What about non-organic carbonates then?

can you rule out diagenetic remineralization of calcite/aragonite by magnesian pore fluids? you go back far enough, practically everything's been remineralized or recrystallized along the way...

I wouldn't know, I never take chemicals out of the lab.

>not roaming the woods with an erection, a grin and half a liter of hydrochloric acid.
why even be a geologist?

I'm not.

I once had the bright idea to clean my kettle with some conc. HCl. It worked beautifully until I realised I spilled a drop on the nylon filter and melted it into a blob.

>no pics

I thought that was more or less the accepted theory.

I clean all my glassware with concentrated acids.

What's the difference between geology and geophysics?
Which one has more job openings for a bachelors?

...

very accurate
t. paleofag

Saved. Next time someone asks me the difference I'm sending them this.

>u double dot
That makes me sick.
That being said, I'm actually right in the middle there. Working at Berkeley on a portion of MATERHORN related research, specifically re: WRF-IBM.

> not using Newton's notation for Newton's laws
:^)

I'm finishing my PhD in geochem this year. Good luck to all on the job hunt, things are pretty grim these days...

it's always been cyclical. I used to work in metals mining until that tanked and I crossed over to environmental and remediation.

If nobody's getting paid to dig holes you can bet someone's getting paid to fill some in.

Out of 80 graduates this year, only two of us (me and one other) -want- to do environmental geology work.

Not saying we'll get jobs, but we're keen and the others aren't.

Like I said, I started off in mining. I liked the pay.

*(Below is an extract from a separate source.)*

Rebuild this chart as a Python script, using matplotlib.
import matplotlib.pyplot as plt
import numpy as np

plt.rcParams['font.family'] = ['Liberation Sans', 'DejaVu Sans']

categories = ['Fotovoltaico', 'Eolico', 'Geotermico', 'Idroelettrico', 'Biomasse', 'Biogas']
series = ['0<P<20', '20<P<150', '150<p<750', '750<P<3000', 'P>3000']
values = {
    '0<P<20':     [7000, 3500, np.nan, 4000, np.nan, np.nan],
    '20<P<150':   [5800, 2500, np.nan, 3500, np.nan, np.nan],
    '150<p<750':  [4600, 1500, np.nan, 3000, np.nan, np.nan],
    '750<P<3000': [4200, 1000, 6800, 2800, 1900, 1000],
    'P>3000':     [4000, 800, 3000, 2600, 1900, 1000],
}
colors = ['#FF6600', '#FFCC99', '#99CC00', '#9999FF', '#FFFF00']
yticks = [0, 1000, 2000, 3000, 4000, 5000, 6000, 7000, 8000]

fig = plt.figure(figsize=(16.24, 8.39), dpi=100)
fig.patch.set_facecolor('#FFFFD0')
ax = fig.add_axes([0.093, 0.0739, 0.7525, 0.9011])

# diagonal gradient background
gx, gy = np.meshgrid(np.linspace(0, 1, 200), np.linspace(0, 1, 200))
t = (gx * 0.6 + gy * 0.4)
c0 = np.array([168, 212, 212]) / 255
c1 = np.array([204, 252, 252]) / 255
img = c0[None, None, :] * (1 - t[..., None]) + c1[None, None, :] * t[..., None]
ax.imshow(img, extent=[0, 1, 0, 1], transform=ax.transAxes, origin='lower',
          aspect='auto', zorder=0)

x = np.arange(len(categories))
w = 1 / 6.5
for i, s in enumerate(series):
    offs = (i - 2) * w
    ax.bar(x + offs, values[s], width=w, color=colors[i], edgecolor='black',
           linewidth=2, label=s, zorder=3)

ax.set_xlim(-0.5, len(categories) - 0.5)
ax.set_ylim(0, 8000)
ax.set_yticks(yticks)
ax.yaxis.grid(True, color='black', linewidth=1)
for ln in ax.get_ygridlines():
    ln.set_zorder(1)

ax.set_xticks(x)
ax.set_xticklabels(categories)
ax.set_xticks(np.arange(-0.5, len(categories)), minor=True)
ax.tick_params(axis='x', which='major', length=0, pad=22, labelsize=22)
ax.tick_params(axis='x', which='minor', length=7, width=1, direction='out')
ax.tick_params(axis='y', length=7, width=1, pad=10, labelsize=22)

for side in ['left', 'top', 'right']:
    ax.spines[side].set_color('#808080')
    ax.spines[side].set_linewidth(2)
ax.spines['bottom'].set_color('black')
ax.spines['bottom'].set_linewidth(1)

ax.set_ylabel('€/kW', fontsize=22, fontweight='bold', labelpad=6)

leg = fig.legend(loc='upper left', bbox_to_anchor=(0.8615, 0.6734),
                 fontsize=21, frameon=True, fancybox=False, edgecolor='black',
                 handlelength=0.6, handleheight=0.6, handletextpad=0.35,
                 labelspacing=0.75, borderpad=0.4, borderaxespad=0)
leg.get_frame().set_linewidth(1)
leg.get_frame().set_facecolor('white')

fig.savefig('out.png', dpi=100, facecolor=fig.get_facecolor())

then I found out how much environmental contractors charge and I started my own firm and haven't looked back. I've made millions. Or at least my company has and continues to.

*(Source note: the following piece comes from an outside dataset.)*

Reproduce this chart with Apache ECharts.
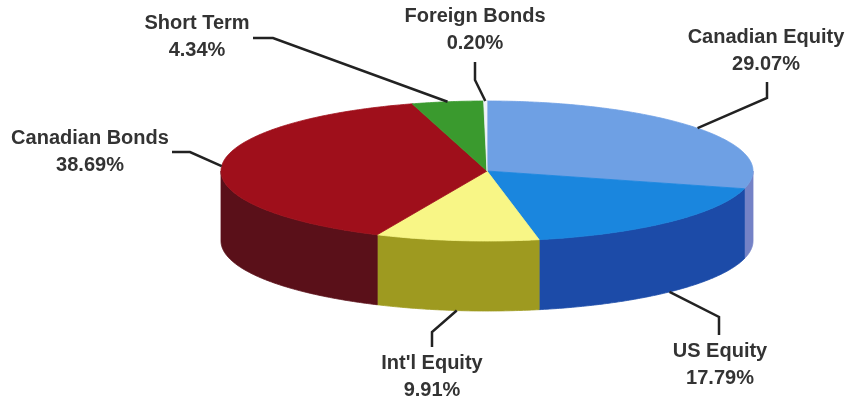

I personally retired at 32 and spend most of my time shitposting on Veeky Forums when I'm not vacationing somewhere tropical with coral reefs to photograph.

not that anyone here is likely to believe my claims, but you can instead just talk to environmental contractors anywhere. I'm pretty sure I'm not the only one.

Op, I acknowledge that this thread is shit but why did you people reply?

I want to continue after my undergraduate into planetary geology. I'm hoping to get an early start on asteroid mining and planetary mineral exploration.

Yup.

Hey fuck you I'm a nice guy

looking to hire a geochemist PhD, user?

best of luck with that. I fear you may be old before that one really booms.
sorry, no. I wouldn't know what to do with you, you're way overqualified for my crew. The companies and government agencies I work for might though.

I'm the first guy....
What about a masters graduate with a thesis focusing on geochemistry?

Or more realistically, any tips on where to apply? I'm looking for outside the country (Australia) as that's a good 1/4 the reason I chose to quit my career, give up a promotion and drive 3,500km to move states and commence study after all.